- [TO BE DONE]:
Go through the material below and copy all lines with "this".
── INPUT MATERIAL ──
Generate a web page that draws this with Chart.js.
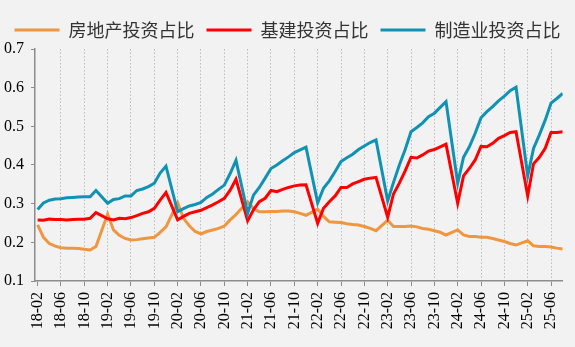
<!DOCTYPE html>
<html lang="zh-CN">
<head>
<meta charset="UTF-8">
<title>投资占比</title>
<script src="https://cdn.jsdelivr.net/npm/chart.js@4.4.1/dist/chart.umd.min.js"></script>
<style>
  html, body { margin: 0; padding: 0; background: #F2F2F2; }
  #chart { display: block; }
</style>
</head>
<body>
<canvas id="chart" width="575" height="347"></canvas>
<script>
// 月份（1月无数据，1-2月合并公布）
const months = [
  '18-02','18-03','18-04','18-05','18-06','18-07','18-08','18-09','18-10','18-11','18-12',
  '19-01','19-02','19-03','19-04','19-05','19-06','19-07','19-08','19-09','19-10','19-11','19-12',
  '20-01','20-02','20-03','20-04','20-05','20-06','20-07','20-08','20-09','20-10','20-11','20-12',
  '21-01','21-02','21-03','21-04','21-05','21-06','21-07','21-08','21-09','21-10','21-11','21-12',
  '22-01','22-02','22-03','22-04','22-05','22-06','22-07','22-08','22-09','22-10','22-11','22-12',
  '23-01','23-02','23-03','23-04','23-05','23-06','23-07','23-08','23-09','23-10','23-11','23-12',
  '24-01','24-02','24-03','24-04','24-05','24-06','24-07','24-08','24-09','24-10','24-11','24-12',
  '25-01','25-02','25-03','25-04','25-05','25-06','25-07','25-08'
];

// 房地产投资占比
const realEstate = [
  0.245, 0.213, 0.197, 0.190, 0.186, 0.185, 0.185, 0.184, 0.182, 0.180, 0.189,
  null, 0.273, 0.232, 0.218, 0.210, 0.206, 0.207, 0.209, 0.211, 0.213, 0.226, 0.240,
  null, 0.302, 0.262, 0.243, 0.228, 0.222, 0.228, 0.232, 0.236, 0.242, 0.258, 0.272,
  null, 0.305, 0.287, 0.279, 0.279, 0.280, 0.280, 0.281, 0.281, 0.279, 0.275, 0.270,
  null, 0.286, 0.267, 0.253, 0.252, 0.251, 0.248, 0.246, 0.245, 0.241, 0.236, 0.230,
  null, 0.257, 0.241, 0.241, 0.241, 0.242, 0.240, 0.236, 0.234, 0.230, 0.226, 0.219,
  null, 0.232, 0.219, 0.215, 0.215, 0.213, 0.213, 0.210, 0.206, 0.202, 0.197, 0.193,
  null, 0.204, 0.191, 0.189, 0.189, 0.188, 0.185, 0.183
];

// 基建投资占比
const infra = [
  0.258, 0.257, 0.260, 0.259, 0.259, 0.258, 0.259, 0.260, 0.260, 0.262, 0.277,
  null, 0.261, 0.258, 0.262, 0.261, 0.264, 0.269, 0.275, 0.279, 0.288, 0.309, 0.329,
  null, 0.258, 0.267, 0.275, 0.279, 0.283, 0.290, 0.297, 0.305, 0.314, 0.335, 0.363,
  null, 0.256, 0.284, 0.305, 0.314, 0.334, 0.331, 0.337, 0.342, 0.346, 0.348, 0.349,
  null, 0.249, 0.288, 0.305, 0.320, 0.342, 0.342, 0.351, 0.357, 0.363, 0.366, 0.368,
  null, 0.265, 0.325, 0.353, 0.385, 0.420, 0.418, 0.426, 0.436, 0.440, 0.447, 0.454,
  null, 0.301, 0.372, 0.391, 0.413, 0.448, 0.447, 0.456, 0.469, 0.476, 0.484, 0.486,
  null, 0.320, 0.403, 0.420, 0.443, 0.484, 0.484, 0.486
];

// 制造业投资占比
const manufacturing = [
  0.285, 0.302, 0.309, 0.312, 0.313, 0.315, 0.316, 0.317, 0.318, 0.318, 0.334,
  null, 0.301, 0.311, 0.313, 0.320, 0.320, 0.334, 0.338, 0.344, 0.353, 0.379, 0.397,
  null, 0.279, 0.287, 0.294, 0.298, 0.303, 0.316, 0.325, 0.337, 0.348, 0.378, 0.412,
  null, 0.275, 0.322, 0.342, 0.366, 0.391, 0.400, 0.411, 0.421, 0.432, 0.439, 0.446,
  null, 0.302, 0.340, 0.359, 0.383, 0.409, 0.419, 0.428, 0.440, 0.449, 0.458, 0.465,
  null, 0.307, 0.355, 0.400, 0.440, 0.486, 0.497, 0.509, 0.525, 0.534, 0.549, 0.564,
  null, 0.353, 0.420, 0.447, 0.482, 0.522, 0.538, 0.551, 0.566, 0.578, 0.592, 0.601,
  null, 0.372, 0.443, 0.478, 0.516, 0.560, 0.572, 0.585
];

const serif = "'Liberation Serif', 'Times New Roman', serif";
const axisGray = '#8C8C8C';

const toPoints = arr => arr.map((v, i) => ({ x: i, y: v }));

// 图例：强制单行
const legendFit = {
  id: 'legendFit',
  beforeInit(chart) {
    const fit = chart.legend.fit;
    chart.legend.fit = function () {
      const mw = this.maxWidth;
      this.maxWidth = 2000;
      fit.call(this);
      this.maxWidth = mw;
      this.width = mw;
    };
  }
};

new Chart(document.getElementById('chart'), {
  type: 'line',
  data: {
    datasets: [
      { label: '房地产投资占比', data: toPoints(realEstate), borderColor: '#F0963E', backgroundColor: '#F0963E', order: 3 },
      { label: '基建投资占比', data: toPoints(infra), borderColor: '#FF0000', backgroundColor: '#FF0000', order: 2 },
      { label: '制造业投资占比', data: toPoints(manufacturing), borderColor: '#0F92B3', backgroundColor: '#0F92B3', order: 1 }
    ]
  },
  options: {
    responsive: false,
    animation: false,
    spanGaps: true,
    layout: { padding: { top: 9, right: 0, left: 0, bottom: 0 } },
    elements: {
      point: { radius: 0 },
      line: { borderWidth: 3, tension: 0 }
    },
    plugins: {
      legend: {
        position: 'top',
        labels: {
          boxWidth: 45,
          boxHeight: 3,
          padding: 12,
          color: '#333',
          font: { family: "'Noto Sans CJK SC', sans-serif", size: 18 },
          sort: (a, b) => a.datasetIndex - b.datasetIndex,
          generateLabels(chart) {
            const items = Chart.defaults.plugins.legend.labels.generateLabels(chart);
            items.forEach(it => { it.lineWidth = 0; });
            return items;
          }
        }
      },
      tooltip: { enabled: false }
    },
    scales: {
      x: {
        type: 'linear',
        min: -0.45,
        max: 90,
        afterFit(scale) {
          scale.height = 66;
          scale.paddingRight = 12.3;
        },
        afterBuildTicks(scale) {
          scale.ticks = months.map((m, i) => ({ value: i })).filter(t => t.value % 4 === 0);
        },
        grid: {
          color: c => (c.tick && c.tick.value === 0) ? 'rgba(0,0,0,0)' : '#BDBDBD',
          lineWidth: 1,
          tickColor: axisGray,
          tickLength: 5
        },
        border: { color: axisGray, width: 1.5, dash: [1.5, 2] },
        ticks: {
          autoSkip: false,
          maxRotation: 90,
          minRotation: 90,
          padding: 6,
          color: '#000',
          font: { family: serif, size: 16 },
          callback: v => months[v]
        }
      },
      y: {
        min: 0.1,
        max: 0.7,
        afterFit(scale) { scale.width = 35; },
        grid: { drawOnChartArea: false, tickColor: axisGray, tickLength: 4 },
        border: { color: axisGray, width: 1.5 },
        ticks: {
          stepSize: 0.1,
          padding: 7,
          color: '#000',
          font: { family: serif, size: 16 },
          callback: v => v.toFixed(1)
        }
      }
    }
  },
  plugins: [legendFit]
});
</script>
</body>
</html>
───
── INPUT MATERIAL ──
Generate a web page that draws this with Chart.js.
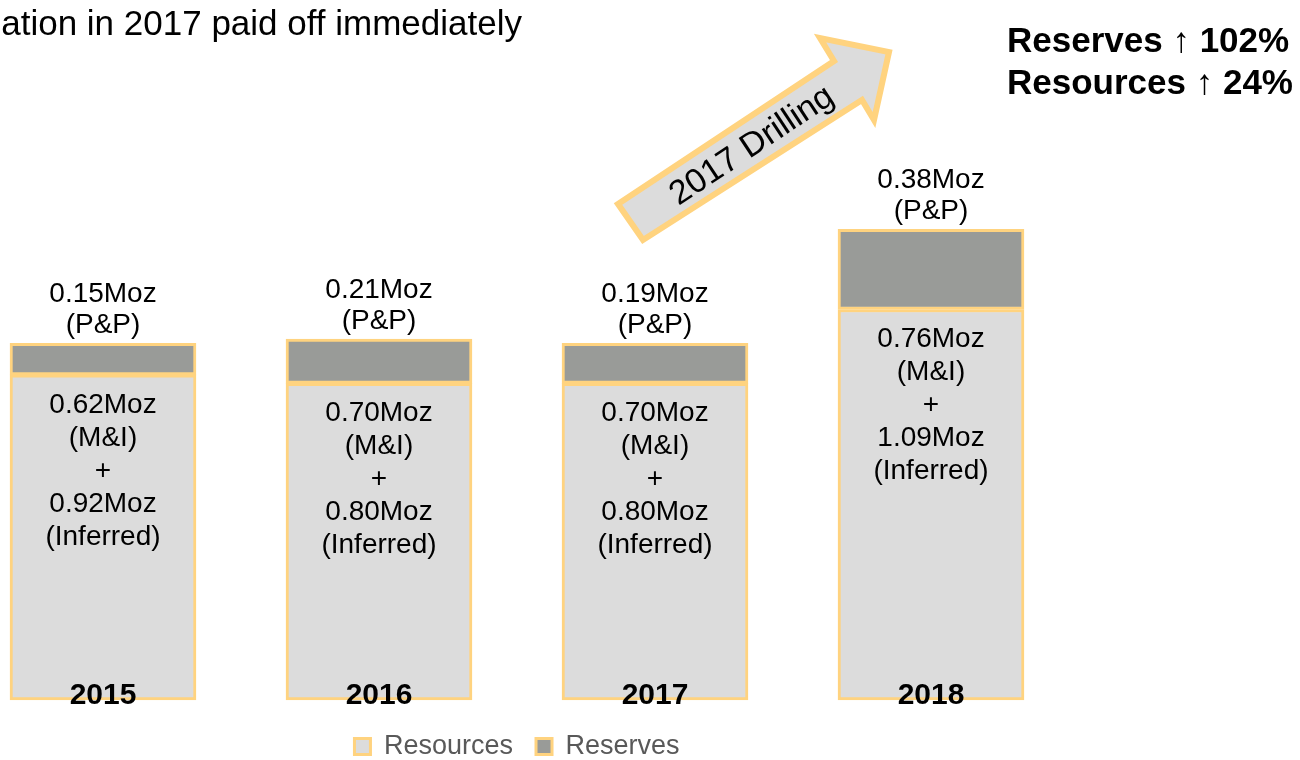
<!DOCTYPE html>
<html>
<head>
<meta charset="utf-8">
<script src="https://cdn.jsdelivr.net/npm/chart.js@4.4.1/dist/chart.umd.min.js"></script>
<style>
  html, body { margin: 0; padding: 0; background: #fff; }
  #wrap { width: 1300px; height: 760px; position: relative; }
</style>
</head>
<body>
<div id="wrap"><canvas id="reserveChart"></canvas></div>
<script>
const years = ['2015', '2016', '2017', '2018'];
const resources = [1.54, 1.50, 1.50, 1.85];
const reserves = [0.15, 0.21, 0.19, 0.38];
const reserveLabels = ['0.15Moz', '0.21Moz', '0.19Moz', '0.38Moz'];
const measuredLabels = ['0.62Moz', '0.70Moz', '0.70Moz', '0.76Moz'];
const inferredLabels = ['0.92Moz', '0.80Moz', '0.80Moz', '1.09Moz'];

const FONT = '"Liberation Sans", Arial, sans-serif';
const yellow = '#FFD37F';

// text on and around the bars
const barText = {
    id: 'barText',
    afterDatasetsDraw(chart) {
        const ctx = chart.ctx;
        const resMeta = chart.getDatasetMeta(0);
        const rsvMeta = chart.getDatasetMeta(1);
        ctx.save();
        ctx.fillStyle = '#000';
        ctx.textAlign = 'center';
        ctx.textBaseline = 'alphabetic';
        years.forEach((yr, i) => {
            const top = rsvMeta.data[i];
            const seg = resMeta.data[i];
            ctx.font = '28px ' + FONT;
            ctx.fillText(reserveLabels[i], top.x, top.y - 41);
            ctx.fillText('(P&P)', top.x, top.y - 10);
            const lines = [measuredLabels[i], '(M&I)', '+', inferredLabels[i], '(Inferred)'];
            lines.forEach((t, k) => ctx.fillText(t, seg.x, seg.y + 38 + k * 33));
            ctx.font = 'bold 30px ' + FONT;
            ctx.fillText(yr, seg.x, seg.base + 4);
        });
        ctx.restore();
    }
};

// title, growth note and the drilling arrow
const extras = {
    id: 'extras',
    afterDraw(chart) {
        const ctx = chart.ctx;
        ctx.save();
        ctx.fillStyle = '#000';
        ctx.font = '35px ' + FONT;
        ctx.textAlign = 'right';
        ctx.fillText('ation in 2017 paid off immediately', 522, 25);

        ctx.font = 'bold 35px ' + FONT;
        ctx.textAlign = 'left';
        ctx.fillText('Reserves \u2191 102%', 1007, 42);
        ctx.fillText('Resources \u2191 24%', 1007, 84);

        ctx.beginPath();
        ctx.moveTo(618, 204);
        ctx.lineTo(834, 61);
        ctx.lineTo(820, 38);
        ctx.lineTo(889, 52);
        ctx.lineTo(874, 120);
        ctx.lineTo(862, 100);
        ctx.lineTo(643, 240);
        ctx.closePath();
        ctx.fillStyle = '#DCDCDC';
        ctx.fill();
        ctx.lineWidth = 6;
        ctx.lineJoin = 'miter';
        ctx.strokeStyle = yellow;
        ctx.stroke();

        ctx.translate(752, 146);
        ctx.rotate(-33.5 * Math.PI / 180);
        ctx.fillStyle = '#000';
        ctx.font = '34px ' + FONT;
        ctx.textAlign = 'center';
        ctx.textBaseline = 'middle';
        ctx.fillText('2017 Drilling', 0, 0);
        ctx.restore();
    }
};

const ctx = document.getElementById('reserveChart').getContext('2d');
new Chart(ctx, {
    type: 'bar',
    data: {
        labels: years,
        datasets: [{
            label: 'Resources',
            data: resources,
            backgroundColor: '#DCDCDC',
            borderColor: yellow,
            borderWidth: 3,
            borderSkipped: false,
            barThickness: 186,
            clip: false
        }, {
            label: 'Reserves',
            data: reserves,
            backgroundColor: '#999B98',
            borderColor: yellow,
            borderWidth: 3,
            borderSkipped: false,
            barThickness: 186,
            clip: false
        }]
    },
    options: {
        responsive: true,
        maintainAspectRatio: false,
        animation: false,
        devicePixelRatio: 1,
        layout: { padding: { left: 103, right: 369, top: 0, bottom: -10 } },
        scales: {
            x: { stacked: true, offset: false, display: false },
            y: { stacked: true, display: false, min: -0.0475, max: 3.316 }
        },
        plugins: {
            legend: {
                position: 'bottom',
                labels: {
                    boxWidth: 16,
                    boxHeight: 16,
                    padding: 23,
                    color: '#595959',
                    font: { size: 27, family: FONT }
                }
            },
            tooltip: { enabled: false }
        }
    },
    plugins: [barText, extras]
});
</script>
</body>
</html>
───
- [TASK OUTPUT]:
Generate a web page that draws this with Chart.js.
      const mw = this.maxWidth;
      this.maxWidth = 2000;
      fit.call(this);
      this.maxWidth = mw;
      this.width = mw;
Generate a web page that draws this with Chart.js.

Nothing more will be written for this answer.